In the beginning, of course, it was different. He was very much the creation of the great British wit-playwright-composer-film star-bon vivant (I'm running out of hyphens!) Noel Coward. Coward had agreed to make a morale-boosting film for British audiences at the darkest moment in World War II, and signed on as star-producer-writer-director. At a certain point, even he, dervish that he was, had to admit he'd put one too many hyphens in the task list, and so he inquired, or so the story goes, for "the best film editor" in Britain to serve as co-director.

Typical brilliance from the canny Coward: He didn't want a real director to compete with him, so he chose Lean, who'd started in the business as a "clapper boy" ("Scene 32, lights, camera, action!" CLACK!), soon discovered a gift for knitting film together and, as an editor, progressed upward from shorts to newsreels to features. That he was handsome and charming probably didn't hold him back.

The film, "In Which We Serve," was the first to carry Lean's name, though it was secondary to Coward's, and is remembered as one of the finest war movies. It tells, without bombast or patriotic gore, of the life and death of a British destroyer, HMS Torrin, in the Mediterranean. Coward is the commanding officer, modeled on his own close friend Lord Louis Mountbatten, who had had a destroyer bombed out from underneath him.

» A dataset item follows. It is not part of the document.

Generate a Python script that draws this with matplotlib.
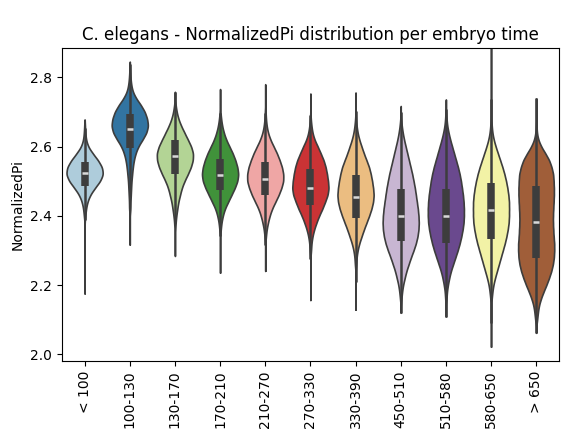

Trim, brusque, smart, loyal, Coward's Capt. Kinross is the ideal. The ship is envisioned as a sort of microcosm of British society, and the emphasis is on teamwork, coping, improvising and seeing it through. Each fellow depends upon the other, but there's still a sense of class difference so intense it cannot be banished, and the Coward-Lean team was honest enough to portray that. (Coward and Lean were lower-class blokes whose talent and charisma allowed them to transcend class. But both presumably knew how it was to be an outsider in your own country because you had an accent.)